Key Points:

  • Fundamentals rather weak

  • Double top seemingly forming on the daily chart.

  • Plenty of news due out this week.

The Aussie Dollar’s recent uptrend may be coming to an end this week as it looks as though a double top is forming on the daily chart. Additionally, a number of other technical and fundamental factors are signalling that the pair is destined for a tumble in the coming days. However, first of all it might be worth looking at what brought the AUD to where it is now.

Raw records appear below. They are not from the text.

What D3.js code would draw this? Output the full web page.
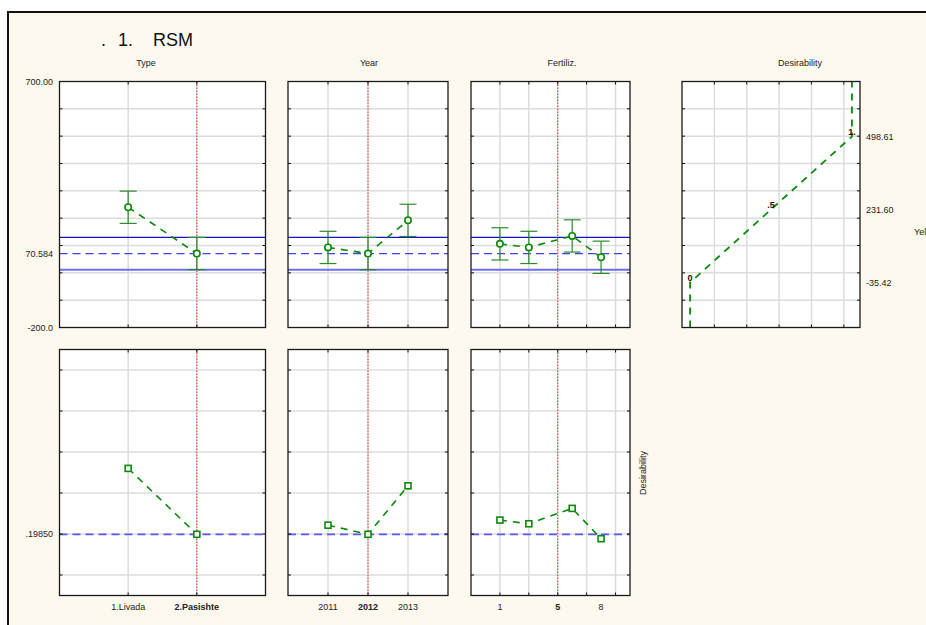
<!DOCTYPE html>
<html>
<head>
<meta charset="utf-8">
<script src="https://cdn.jsdelivr.net/npm/d3@7"></script>
<style>
  html, body { margin: 0; padding: 0; background: #fff; }
  svg { display: block; font-family: "Liberation Sans", Arial, sans-serif; }
</style>
</head>
<body>
<svg id="chart" width="926" height="625"></svg>
<script>
// ---- Factor levels ----
const typeLevels = [1, 2];
const typeLabels = ["1.Livada", "2.Pasishte"];
const yearLevels = [2011, 2012, 2013];
const yearLabels = ["2011", "2012", "2013"];
const fertLevels = [1, 3, 6, 8];
const fertTicks = [1, 5, 8];
const fertTickLabels = ["1", "5", "8"];

// ---- Current factor settings ----
const typeCurrent = 2;
const yearCurrent = 2012;
const fertCurrent = 5;

// ---- Predicted yield and confidence half-width per level ----
const typeYield = [240, 70.584];
const typeCI = [59, 59];
const yearYield = [93, 70.584, 192];
const yearCI = [59, 59, 59];
const fertYield = [106, 93, 135, 57];
const fertCI = [59, 59, 59, 59];

// ---- Overall prediction and its confidence band ----
const currentYield = 70.584;
const currentBand = [11.6, 129.6];
const currentDes = 0.1985;

// ---- Desirability per level ----
const typeDes = [0.52, 0.1985];
const yearDes = [0.243, 0.1985, 0.435];
const fertDes = [0.268, 0.25, 0.325, 0.177];

// ---- Desirability function of yield ----
const desYield = [-35.42, 231.60, 498.61];
const desValue = [0, 0.5, 1];
const desLabels = ["0", ".5", "1."];
const desYieldLabels = ["-35.42", "231.60", "498.61"];

// ---- Axis labels ----
const yieldTicks = [700, 70.584, -200];
const yieldTickLabels = ["700.00", "70.584", "-200.0"];
const desTickValues = [currentDes];
const desTickLabels = [".19850"];

const GREEN = "#0a8a0a";
const svg = d3.select("#chart");

// background and outer frame
svg.append("rect").attr("x", 0).attr("y", 0).attr("width", 926).attr("height", 625).attr("fill", "#ffffff");
svg.append("rect").attr("x", 8).attr("y", 12).attr("width", 940).attr("height", 640)
  .attr("fill", "#fef9ee").attr("stroke", "#111").attr("stroke-width", 2);

// title
const title = svg.append("g").attr("font-size", 18).attr("fill", "#111");
title.append("text").attr("x", 101).attr("y", 46).text(".");
title.append("text").attr("x", 118).attr("y", 46).text("1.");
title.append("text").attr("x", 153).attr("y", 46).text("RSM");

const TOP = 81.5, BOT = 349.5, H = 246;
const yYield = d3.scaleLinear().domain([-200, 700]).range([H, 0]);
const yDes = d3.scaleLinear().domain([-0.1, 1.1]).range([H, 0]);
const yieldGrid = d3.range(-100, 700, 100);
const desGrid = [0, 0.2, 0.4, 0.6, 0.8, 1.0];

function panel(x0, y0, w, xScale, xGrid, yScale, yGrid) {
  const g = svg.append("g").attr("transform", `translate(${x0},${y0})`);
  g.append("rect").attr("width", w).attr("height", H).attr("fill", "#fff");
  g.selectAll("line.hg").data(yGrid).join("line").attr("class", "hg")
    .attr("x1", 0).attr("x2", w).attr("y1", d => yScale(d)).attr("y2", d => yScale(d))
    .attr("stroke", "#dcdcdc").attr("stroke-width", 1.5);
  g.selectAll("line.vg").data(xGrid).join("line").attr("class", "vg")
    .attr("y1", 0).attr("y2", H).attr("x1", d => xScale(d)).attr("x2", d => xScale(d))
    .attr("stroke", "#dcdcdc").attr("stroke-width", 1.5);
  return g;
}

function frame(g, w, xScale, xGrid, yScale, yGrid) {
  // small inward tick marks on all four sides
  const t = g.append("g").attr("stroke", "#111").attr("stroke-width", 1);
  yGrid.forEach(v => {
    t.append("line").attr("x1", 0).attr("x2", 3).attr("y1", yScale(v)).attr("y2", yScale(v));
    t.append("line").attr("x1", w - 3).attr("x2", w).attr("y1", yScale(v)).attr("y2", yScale(v));
  });
  xGrid.forEach(v => {
    t.append("line").attr("y1", 0).attr("y2", 3).attr("x1", xScale(v)).attr("x2", xScale(v));
    t.append("line").attr("y1", H - 3).attr("y2", H).attr("x1", xScale(v)).attr("x2", xScale(v));
  });
  g.append("rect").attr("width", w).attr("height", H).attr("fill", "none")
    .attr("stroke", "#1a1a1a").attr("stroke-width", 1.3);
}

function currentLine(g, xScale, v) {
  g.append("line").attr("x1", xScale(v)).attr("x2", xScale(v)).attr("y1", 0).attr("y2", H)
    .attr("stroke", "#e83030").attr("stroke-width", 1).attr("stroke-dasharray", "1.5,1.5");
}

function yieldPanel(x0, w, xScale, xGrid, levels, means, ci, current, title, titleX) {
  const g = panel(x0, TOP, w, xScale, xGrid, yYield, yieldGrid);
  // confidence band of the current prediction
  g.append("line").attr("x1", 0).attr("x2", w).attr("y1", yYield(currentBand[1])).attr("y2", yYield(currentBand[1]))
    .attr("stroke", "#1414c8").attr("stroke-width", 1.2);
  g.append("line").attr("x1", 0).attr("x2", w).attr("y1", yYield(currentBand[0])).attr("y2", yYield(currentBand[0]))
    .attr("stroke", "#6e6ef2").attr("stroke-width", 2);
  g.append("line").attr("x1", 0).attr("x2", w).attr("y1", yYield(currentYield)).attr("y2", yYield(currentYield))
    .attr("stroke", "#4040ee").attr("stroke-width", 1.2).attr("stroke-dasharray", "8,5");
  currentLine(g, xScale, current);
  const pts = levels.map((l, i) => ({ x: l, y: means[i], e: ci[i] }));
  // error bars
  const eb = g.append("g").attr("stroke", "#2a8c2a").attr("stroke-width", 1.2);
  pts.forEach(p => {
    const cx = xScale(p.x);
    eb.append("line").attr("x1", cx).attr("x2", cx).attr("y1", yYield(p.y + p.e)).attr("y2", yYield(p.y - p.e));
    eb.append("line").attr("x1", cx - 8.5).attr("x2", cx + 8.5).attr("y1", yYield(p.y + p.e)).attr("y2", yYield(p.y + p.e));
    eb.append("line").attr("x1", cx - 8.5).attr("x2", cx + 8.5).attr("y1", yYield(p.y - p.e)).attr("y2", yYield(p.y - p.e));
  });
  g.append("path").datum(pts)
    .attr("d", d3.line().x(d => xScale(d.x)).y(d => yYield(d.y)))
    .attr("fill", "none").attr("stroke", GREEN).attr("stroke-width", 1.6).attr("stroke-dasharray", "7,6");
  g.selectAll("circle").data(pts).join("circle")
    .attr("cx", d => xScale(d.x)).attr("cy", d => yYield(d.y)).attr("r", 3.2)
    .attr("fill", "#fff").attr("stroke", GREEN).attr("stroke-width", 1.6);
  frame(g, w, xScale, xGrid, yYield, yieldGrid);
  svg.append("text").attr("x", titleX).attr("y", 66).attr("text-anchor", "middle")
    .attr("font-size", 9).attr("fill", "#222").text(title);
}

function desPanel(x0, w, xScale, xGrid, levels, des, current, tickVals, tickLabels, boldVal) {
  const g = panel(x0, BOT, w, xScale, xGrid, yDes, desGrid);
  g.append("line").attr("x1", 0).attr("x2", w).attr("y1", yDes(currentDes)).attr("y2", yDes(currentDes))
    .attr("stroke", "#5a5af2").attr("stroke-width", 1.8).attr("stroke-dasharray", "8,5");
  currentLine(g, xScale, current);
  const pts = levels.map((l, i) => ({ x: l, y: des[i] }));
  g.append("path").datum(pts)
    .attr("d", d3.line().x(d => xScale(d.x)).y(d => yDes(d.y)))
    .attr("fill", "none").attr("stroke", GREEN).attr("stroke-width", 1.6).attr("stroke-dasharray", "7,6");
  g.selectAll("rect.m").data(pts).join("rect").attr("class", "m")
    .attr("x", d => xScale(d.x) - 3).attr("y", d => yDes(d.y) - 3).attr("width", 6).attr("height", 6)
    .attr("fill", "#fff").attr("stroke", GREEN).attr("stroke-width", 1.6);
  frame(g, w, xScale, xGrid, yDes, desGrid);
  tickVals.forEach((v, i) => {
    svg.append("text").attr("x", x0 + xScale(v)).attr("y", 610).attr("text-anchor", "middle")
      .attr("font-size", 9).attr("fill", "#222")
      .attr("font-weight", v === boldVal ? "bold" : "normal").text(tickLabels[i]);
  });
}

// ---- Type ----
const xType = d3.scaleLinear().domain([0, 3]).range([0, 206]);
yieldPanel(59.5, 206, xType, typeLevels, typeLevels, typeYield, typeCI, typeCurrent, "Type", 146);
desPanel(59.5, 206, xType, typeLevels, typeLevels, typeDes, typeCurrent, typeLevels, typeLabels, typeCurrent);

// ---- Year ----
const xYear = d3.scaleLinear().domain([2010, 2014]).range([0, 160]);
yieldPanel(288, 160, xYear, yearLevels, yearLevels, yearYield, yearCI, yearCurrent, "Year", 369);
desPanel(288, 160, xYear, yearLevels, yearLevels, yearDes, yearCurrent, yearLevels, yearLabels, yearCurrent);

// ---- Fertiliz. ----
const xFert = d3.scaleLinear().domain([-1, 10]).range([0, 159]);
const fertGrid = [1, 3, 5, 7, 9];
yieldPanel(471, 159, xFert, fertGrid, fertLevels, fertYield, fertCI, fertCurrent, "Fertiliz.", 562);
desPanel(471, 159, xFert, fertGrid, fertLevels, fertDes, fertCurrent, fertTicks, fertTickLabels, fertCurrent);

// ---- Yield axis labels (left) ----
yieldTicks.forEach((v, i) => {
  svg.append("text").attr("x", 53).attr("y", TOP + yYield(v) + 3).attr("text-anchor", "end")
    .attr("font-size", 9).attr("fill", "#222").text(yieldTickLabels[i]);
});
desTickValues.forEach((v, i) => {
  svg.append("text").attr("x", 53).attr("y", BOT + yDes(v) + 3).attr("text-anchor", "end")
    .attr("font-size", 9).attr("fill", "#222").text(desTickLabels[i]);
});

// ---- Desirability function panel ----
const xD = d3.scaleLinear().domain([-0.05, 1.05]).range([0, 178]);
const dGrid = [0.15, 0.35, 0.55, 0.75, 0.95];
const gD = panel(682, TOP, 178, xD, dGrid, yYield, yieldGrid);
const curve = [{ d: desValue[0], y: -200 }]
  .concat(desValue.map((d, i) => ({ d: d, y: desYield[i] })))
  .concat([{ d: desValue[2], y: 700 }]);
gD.append("path").datum(curve)
  .attr("d", d3.line().x(p => xD(p.d)).y(p => yYield(p.y)))
  .attr("fill", "none").attr("stroke", GREEN).attr("stroke-width", 1.8).attr("stroke-dasharray", "7,6");
desValue.forEach((d, i) => {
  gD.append("text").attr("x", xD(d)).attr("y", yYield(desYield[i]) - 2).attr("text-anchor", "middle")
    .attr("font-size", 9).attr("font-weight", "bold").attr("fill", "#111").text(desLabels[i]);
});
frame(gD, 178, xD, dGrid, yYield, yieldGrid);
desYield.forEach((v, i) => {
  svg.append("text").attr("x", 866).attr("y", TOP + yYield(v) + 3)
    .attr("font-size", 9).attr("fill", "#222").text(desYieldLabels[i]);
});
svg.append("text").attr("x", 800).attr("y", 66).attr("text-anchor", "middle")
  .attr("font-size", 9).attr("fill", "#222").text("Desirability");
svg.append("text").attr("x", 914).attr("y", 235)
  .attr("font-size", 9).attr("fill", "#222").text("Yeld");

// ---- Desirability axis title ----
svg.append("text").attr("transform", "translate(646,473) rotate(-90)").attr("text-anchor", "middle")
  .attr("font-size", 9).attr("fill", "#222").text("Desirability");
</script>
</body>
</html>
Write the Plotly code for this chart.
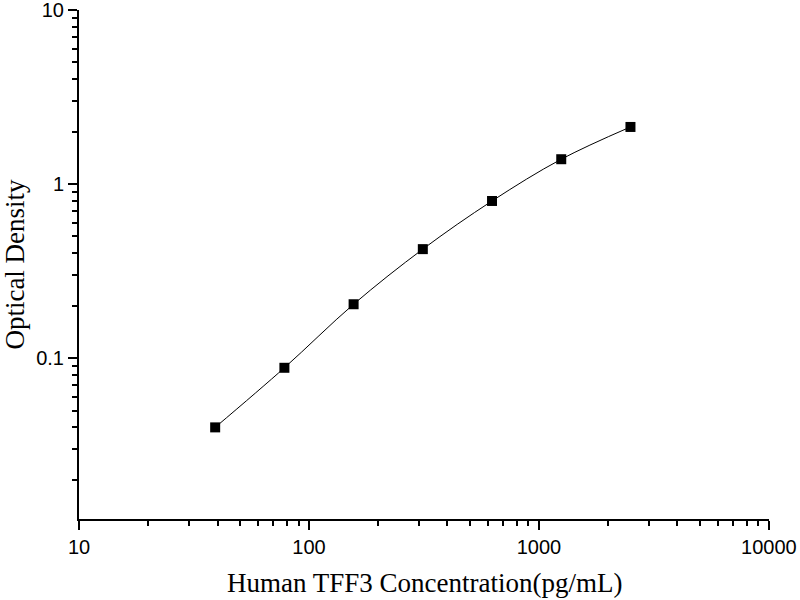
import numpy as np
import plotly.graph_objects as go

# standard curve points
concentration = [39.06, 78.13, 156.25, 312.5, 625, 1250, 2500]
optical_density = [0.040, 0.088, 0.204, 0.423, 0.80, 1.39, 2.13]

x_major = [10, 100, 1000, 10000]
y_major = [0.1, 1, 10]
x_minor = [m * d for d in [10, 100, 1000] for m in range(2, 10)]
y_minor = [m * d for d in [0.01, 0.1, 1] for m in range(2, 10)]

fig = go.Figure()
fig.add_trace(go.Scatter(
    x=concentration,
    y=optical_density,
    mode='lines+markers',
    line=dict(color='black', width=1, shape='spline'),
    marker=dict(symbol='square', size=10, color='black'),
    showlegend=False,
))

axis_common = dict(
    type='log',
    showline=True,
    linecolor='black',
    linewidth=2,
    ticks='outside',
    tickcolor='black',
    tickwidth=2,
    ticklen=9,
    showgrid=False,
    zeroline=False,
    automargin=False,
    ticklabeloverflow='allow',
    tickfont=dict(family='Liberation Sans, Arial', size=20, color='black'),
)

title_font = dict(family='Liberation Serif, Times New Roman', size=27, color='black')

fig.update_xaxes(
    **axis_common,
    range=[0.9995, 4.0005],
    tickmode='array',
    tickvals=x_major,
    ticktext=['10', '100', '1000', '10000'],
    minor=dict(tickmode='array', tickvals=x_minor, ticks='outside',
               ticklen=5, tickwidth=2, tickcolor='black', showgrid=False),
)
fig.update_yaxes(
    **axis_common,
    range=[np.log10(0.0119), 1.0005],
    tickmode='array',
    tickvals=y_major,
    ticktext=['0.1', '1', '10'],
    minor=dict(tickmode='array', tickvals=y_minor, ticks='outside',
               ticklen=5, tickwidth=2, tickcolor='black', showgrid=False),
    title=dict(text='Optical Density', font=title_font, standoff=8),
)

# x title as annotation: axis title is held inside the bottom margin
fig.add_annotation(
    text='Human TFF3 Concentration(pg/mL)',
    xref='paper', yref='paper', x=0.5, y=0,
    xanchor='center', yanchor='top', yshift=-47,
    showarrow=False, font=title_font,
)

fig.update_layout(
    width=800,
    height=600,
    margin=dict(l=79, r=31, t=10, b=81),
    plot_bgcolor='white',
    paper_bgcolor='white',
)

# drop the default page margin so the figure sits at the window corner
fig.write_html("out.html", config={'displayModeBar': False},
               post_script="document.body.style.margin='0';")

Last week got off to a fairly torrid start for the AUD with the Australian Retail Sales posting a 0.1% m/m contraction. This negative sentiment carried through to the subsequent session, in which, the RBA elected to hold the Cash Rate steady at 1.50% which came as little surprise to the market. However, contrary to the broader market trend, the Aussie Dollar rebounded strongly later in the week as the reserve bank used the Monetary Policy Statement to skilfully downplay rising fears that the nation is already in, or could soon be facing, a recession.

On the technical front, the AUD had some strong underlying bullish sentiment but this could be about to abate as a result of what looks like a double top beginning to form.  Moreover, the current zone of resistance has proven to be a rather difficult one to crack historically which should be an additional impediment to further gains moving forward. The main dissenting technical signal is the EMA bias which is patently highly bullish. Luckily, the MACD oscillator is showing some evidence of a signal line crossover which suggests that this uptrend is likely about to come to an end.

As for what lies ahead in the news, the coming week is rather data rich which should provide the requisite fuel for some strong moves. In the first half of the week, the NAB Business Confidence and Westpac Consumer Confidence figures are due out which could help to set the tone for the rest of the week. However, it is Thursday’s employment data that will truly be in focus as, if another uptick in unemployment is seen, the RBA will have a hard time defending its stance that the country is unlikely to see a recession take hold.

As a result of all of this, it seems all it will take is some vaguely weaker Australian results to send the pair lower in the near-term. More precisely, given the rather weak technical and fundamental position the AUD is in, it could be overvalued at present. As a result of this, downside risks could be fairly substantial which is worth keeping a close watch on.